Disinfection Alternatives for Control of Ditylenchus dipsaci in Garlic Seed Cloves

P. A. Roberts, W. C. Matthews

Abstract


Hot-water dips with and without the additives abamectin and sodium hypochlorite were evaluated for control of Ditylenchus dipsaci infection of garlic seed cloves. All treatments were compared to hot water-formalin clove dip disinfection and to nontreated infected controls for garlic emergence, midseason infection, bulb damage, and yield at harvest in field plots in 12 experiments. Hot-water treatments without additives only partially controlled D. dipsaci when a warming presoak dip (38 C) of 30, 45, or 60 minutes' duration was followed by a hot-water dip (49 C) of 15-30 minutes' duration. Exposure to 49 C for 30 minutes caused slight retardation of garlic emergence, although normal stand was established. Abamectin at 10-20 ppm as the 20-minute hot dip (49 C) or as a 20-minute cool dip (18 C) following a 20-minute hot-water dip and sodium hypochlorite at 1.052-1.313% aqueous solution as the 20-minute hot dip were highly effective in controlling D. dipsaci and were noninjurious to garlic seed cloves. None of these treatments was as effective as a hot water-formalin dip and were noneradicative, but showed high efficacy on heavily infected seed cloves relative to nontreated controls. Abamectin was most effective as a cool dip.
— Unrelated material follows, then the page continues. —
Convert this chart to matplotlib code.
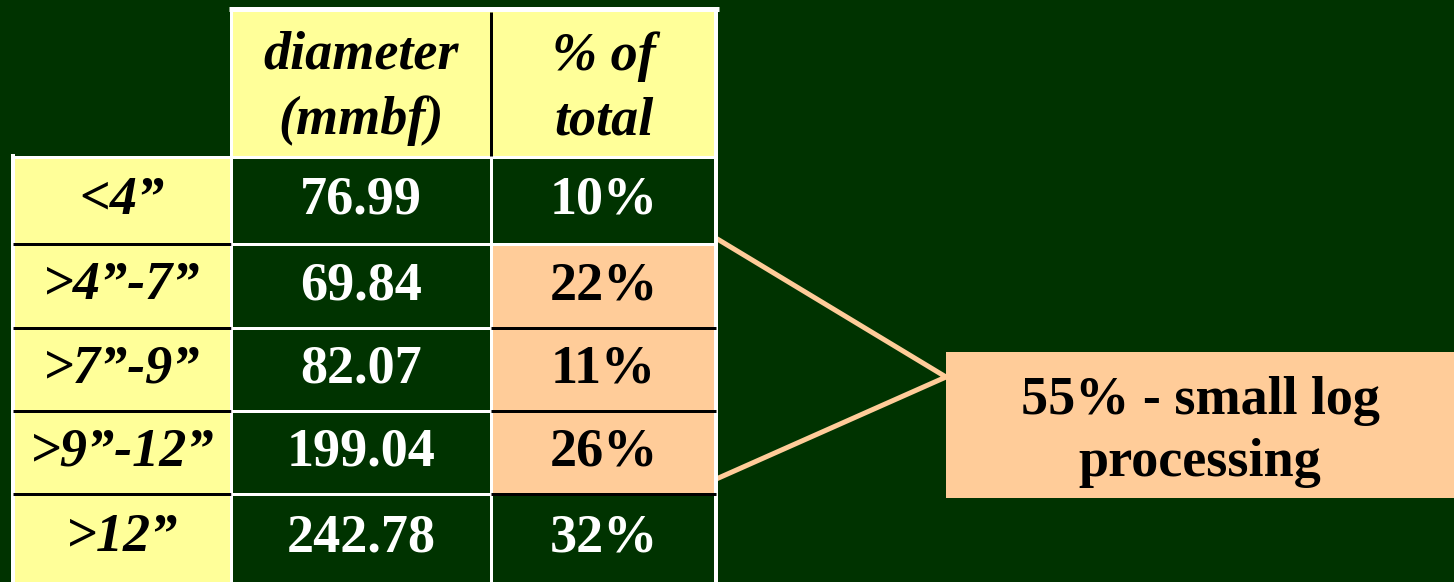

These abamectin cool-dip (following hot-water dip) and sodium hypochlorite hot-dip treatments can be considered as effective alternatives to replace formalin as a dip additive for control of clove-borne D. dipsaci. Sodium hypochlorite was less effective as the cool dip, and at concentrations of 1.75-2.63% was phytotoxic to garlic. Key words: abamectin, Allium sativum, Ditylenchus dipsaci, formaldehyde, garlic, hot-water dip, seed-borne infection, sodium hypochlorite, stem nematode.